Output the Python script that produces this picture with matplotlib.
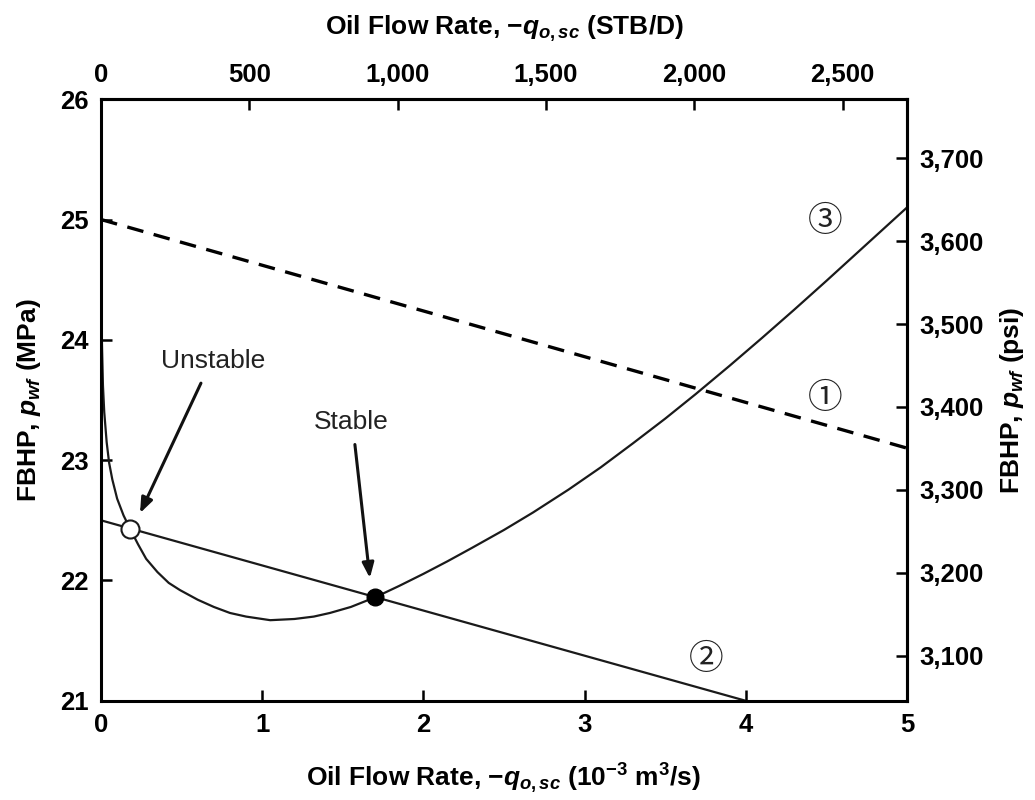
import numpy as np
import matplotlib
matplotlib.use("Agg")
import matplotlib.pyplot as plt

plt.rcParams['font.family'] = ['Liberation Sans', 'DejaVu Sans']
plt.rcParams['mathtext.fontset'] = 'custom'
plt.rcParams['mathtext.it'] = 'Liberation Sans:italic:bold'
plt.rcParams['mathtext.rm'] = 'Liberation Sans:bold'
plt.rcParams['mathtext.bf'] = 'Liberation Sans:bold'

# curve 1 (dashed), curve 2 (straight), curve 3 (tubing curve), in 1e-3 m3/s and MPa
line1_q = [0.0, 5.0]
line1_p = [25.0, 23.1]
line2_q = [0.0, 4.0]
line2_p = [22.5, 21.0]
curve3_q = [0.002, 0.006, 0.012, 0.02, 0.035, 0.05, 0.07, 0.10, 0.14, 0.18,
            0.23, 0.28, 0.35, 0.42, 0.49, 0.60, 0.70, 0.80, 0.90, 1.05,
            1.20, 1.32, 1.42, 1.55, 1.70, 1.85, 2.00, 2.15, 2.30, 2.50,
            2.68, 2.90, 3.10, 3.30, 3.50, 3.69, 3.90, 4.10, 4.30, 4.50,
            4.75, 5.0]
curve3_p = [24.25, 23.95, 23.62, 23.40, 23.15, 22.98, 22.84, 22.68, 22.54, 22.43,
            22.30, 22.18, 22.07, 21.98, 21.92, 21.84, 21.78, 21.73, 21.70, 21.67,
            21.68, 21.70, 21.73, 21.78, 21.86, 21.955, 22.055, 22.16, 22.27, 22.42,
            22.565, 22.755, 22.94, 23.14, 23.345, 23.55, 23.785, 24.015, 24.25, 24.49,
            24.795, 25.1]
unstable_pt = (0.18, 22.43)
stable_pt = (1.70, 21.86)

top_ticks = [0, 500, 1000, 1500, 2000, 2500]
right_ticks = [3100, 3200, 3300, 3400, 3500, 3600, 3700]

STB_PER_UNIT = 1e-3 * 86400 / 0.158987  # 1e-3 m3/s -> STB/D
PSI_PER_MPA = 145.038


def to_stb(x):
    return x * STB_PER_UNIT


def from_stb(x):
    return x / STB_PER_UNIT


def to_psi(y):
    return y * PSI_PER_MPA


def from_psi(y):
    return y / PSI_PER_MPA


fig = plt.figure(figsize=(10.35, 8), dpi=100)
ax = fig.add_axes([0.0976, 0.124, 0.7787, 0.752])

ax.plot(line1_q, line1_p, color='black', lw=2.4, linestyle=(0, (5, 3.2)))
ax.plot(line2_q, line2_p, color='#1a1a1a', lw=1.6)
ax.plot(curve3_q, curve3_p, color='#1a1a1a', lw=1.6)
ax.plot(*unstable_pt, 'o', ms=13, mfc='white', mec='#1a1a1a', mew=1.5, zorder=5)
ax.plot(*stable_pt, 'o', ms=12, mfc='black', mec='black', zorder=5)

ax.set_xlim(0, 5)
ax.set_ylim(21, 26)
ax.set_xticks([0, 1, 2, 3, 4, 5])
ax.set_yticks([21, 22, 23, 24, 25, 26])

TICK_FS = 18.5
for sp in ax.spines.values():
    sp.set_linewidth(2.2)
ax.tick_params(direction='in', length=8, width=1.8, labelsize=TICK_FS, pad=9)
for lab in ax.get_xticklabels() + ax.get_yticklabels():
    lab.set_fontweight('bold')

secx = ax.secondary_xaxis('top', functions=(to_stb, from_stb))
secx.set_xticks(top_ticks)
secx.set_xticklabels([f'{t:,}' for t in top_ticks], fontweight='bold')
secx.tick_params(direction='in', length=8, width=1.8, labelsize=TICK_FS, pad=9)
secx.spines['top'].set_linewidth(2.2)
secx.set_xlabel(r'Oil Flow Rate, $-q_{o,sc}$ (STB/D)', fontsize=19,
                fontweight='bold', labelpad=20)

secy = ax.secondary_yaxis('right', functions=(to_psi, from_psi))
secy.set_yticks(right_ticks)
secy.set_yticklabels([f'{t:,}' for t in right_ticks], fontweight='bold')
secy.tick_params(direction='in', length=8, width=1.8, labelsize=TICK_FS, pad=9)
secy.spines['right'].set_linewidth(2.2)
secy.set_ylabel(r'FBHP, $p_{wf}$ (psi)', fontsize=19, fontweight='bold',
                labelpad=10)

ax.set_xlabel(r'Oil Flow Rate, $-q_{o,sc}$ (10$^{-3}$ m$^3$/s)', fontsize=19,
              fontweight='bold', labelpad=17)
ax.set_ylabel(r'FBHP, $p_{wf}$ (MPa)', fontsize=19, fontweight='bold',
              labelpad=12)

arrow = dict(arrowstyle='-|>,head_length=0.9,head_width=0.35', color='#111111',
             lw=2.2, shrinkA=0, shrinkB=0)
ax.annotate('', xy=(0.242, 22.56), xytext=(0.62, 23.64), arrowprops=arrow)
ax.annotate('', xy=(1.668, 22.02), xytext=(1.575, 23.13), arrowprops=arrow)
ax.text(0.694, 23.82, 'Unstable', fontsize=19, color='#222222',
        ha='center', va='center')
ax.text(1.55, 23.32, 'Stable', fontsize=19, color='#222222',
        ha='center', va='center')

circ = dict(fontsize=25, color='#222222', ha='center', va='center',
            family=['Noto Sans CJK JP', 'DejaVu Sans'])
ax.text(4.49, 24.98, '\u2462', **circ)
ax.text(4.49, 23.51, '\u2460', **circ)
ax.text(3.755, 21.34, '\u2461', **circ)

fig.savefig('out.png', dpi=100)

+ + + +

▶ [GIVEN REQUEST]: Your task is to reproduce all of the material exactly. The pictures stay out.

▶ [ANSWER TO THE PROBLEM]:
Output the Python script that produces this picture with matplotlib.
import numpy as np
import matplotlib
matplotlib.use("Agg")
import matplotlib.pyplot as plt

plt.rcParams['font.family'] = ['Liberation Sans', 'DejaVu Sans']
plt.rcParams['mathtext.fontset'] = 'custom'
plt.rcParams['mathtext.it'] = 'Liberation Sans:italic:bold'
plt.rcParams['mathtext.rm'] = 'Liberation Sans:bold'
plt.rcParams['mathtext.bf'] = 'Liberation Sans:bold'

# curve 1 (dashed), curve 2 (straight), curve 3 (tubing curve), in 1e-3 m3/s and MPa
line1_q = [0.0, 5.0]
line1_p = [25.0, 23.1]
line2_q = [0.0, 4.0]
line2_p = [22.5, 21.0]
curve3_q = [0.002, 0.006, 0.012, 0.02, 0.035, 0.05, 0.07, 0.10, 0.14, 0.18,
            0.23, 0.28, 0.35, 0.42, 0.49, 0.60, 0.70, 0.80, 0.90, 1.05,
            1.20, 1.32, 1.42, 1.55, 1.70, 1.85, 2.00, 2.15, 2.30, 2.50,
            2.68, 2.90, 3.10, 3.30, 3.50, 3.69, 3.90, 4.10, 4.30, 4.50,
            4.75, 5.0]
curve3_p = [24.25, 23.95, 23.62, 23.40, 23.15, 22.98, 22.84, 22.68, 22.54, 22.43,
            22.30, 22.18, 22.07, 21.98, 21.92, 21.84, 21.78, 21.73, 21.70, 21.67,
            21.68, 21.70, 21.73, 21.78, 21.86, 21.955, 22.055, 22.16, 22.27, 22.42,
            22.565, 22.755, 22.94, 23.14, 23.345, 23.55, 23.785, 24.015, 24.25, 24.49,
            24.795, 25.1]
unstable_pt = (0.18, 22.43)
stable_pt = (1.70, 21.86)

top_ticks = [0, 500, 1000, 1500, 2000, 2500]
right_ticks = [3100, 3200, 3300, 3400, 3500, 3600, 3700]

STB_PER_UNIT = 1e-3 * 86400 / 0.158987  # 1e-3 m3/s -> STB/D
PSI_PER_MPA = 145.038


def to_stb(x):
    return x * STB_PER_UNIT


def from_stb(x):
    return x / STB_PER_UNIT


def to_psi(y):
    return y * PSI_PER_MPA


def from_psi(y):
    return y / PSI_PER_MPA


fig = plt.figure(figsize=(10.35, 8), dpi=100)
ax = fig.add_axes([0.0976, 0.124, 0.7787, 0.752])

ax.plot(line1_q, line1_p, color='black', lw=2.4, linestyle=(0, (5, 3.2)))
ax.plot(line2_q, line2_p, color='#1a1a1a', lw=1.6)
ax.plot(curve3_q, curve3_p, color='#1a1a1a', lw=1.6)
ax.plot(*unstable_pt, 'o', ms=13, mfc='white', mec='#1a1a1a', mew=1.5, zorder=5)
ax.plot(*stable_pt, 'o', ms=12, mfc='black', mec='black', zorder=5)

ax.set_xlim(0, 5)
ax.set_ylim(21, 26)
ax.set_xticks([0, 1, 2, 3, 4, 5])
ax.set_yticks([21, 22, 23, 24, 25, 26])

TICK_FS = 18.5
for sp in ax.spines.values():
    sp.set_linewidth(2.2)
ax.tick_params(direction='in', length=8, width=1.8, labelsize=TICK_FS, pad=9)
for lab in ax.get_xticklabels() + ax.get_yticklabels():
    lab.set_fontweight('bold')

secx = ax.secondary_xaxis('top', functions=(to_stb, from_stb))
secx.set_xticks(top_ticks)
secx.set_xticklabels([f'{t:,}' for t in top_ticks], fontweight='bold')
secx.tick_params(direction='in', length=8, width=1.8, labelsize=TICK_FS, pad=9)
secx.spines['top'].set_linewidth(2.2)
secx.set_xlabel(r'Oil Flow Rate, $-q_{o,sc}$ (STB/D)', fontsize=19,
                fontweight='bold', labelpad=20)

secy = ax.secondary_yaxis('right', functions=(to_psi, from_psi))
secy.set_yticks(right_ticks)
secy.set_yticklabels([f'{t:,}' for t in right_ticks], fontweight='bold')
secy.tick_params(direction='in', length=8, width=1.8, labelsize=TICK_FS, pad=9)
secy.spines['right'].set_linewidth(2.2)
secy.set_ylabel(r'FBHP, $p_{wf}$ (psi)', fontsize=19, fontweight='bold',
                labelpad=10)

ax.set_xlabel(r'Oil Flow Rate, $-q_{o,sc}$ (10$^{-3}$ m$^3$/s)', fontsize=19,
              fontweight='bold', labelpad=17)
ax.set_ylabel(r'FBHP, $p_{wf}$ (MPa)', fontsize=19, fontweight='bold',
              labelpad=12)

arrow = dict(arrowstyle='-|>,head_length=0.9,head_width=0.35', color='#111111',
             lw=2.2, shrinkA=0, shrinkB=0)
ax.annotate('', xy=(0.242, 22.56), xytext=(0.62, 23.64), arrowprops=arrow)
ax.annotate('', xy=(1.668, 22.02), xytext=(1.575, 23.13), arrowprops=arrow)
ax.text(0.694, 23.82, 'Unstable', fontsize=19, color='#222222',
        ha='center', va='center')
ax.text(1.55, 23.32, 'Stable', fontsize=19, color='#222222',
        ha='center', va='center')

circ = dict(fontsize=25, color='#222222', ha='center', va='center',
            family=['Noto Sans CJK JP', 'DejaVu Sans'])
ax.text(4.49, 24.98, '\u2462', **circ)
ax.text(4.49, 23.51, '\u2460', **circ)
ax.text(3.755, 21.34, '\u2461', **circ)

fig.savefig('out.png', dpi=100)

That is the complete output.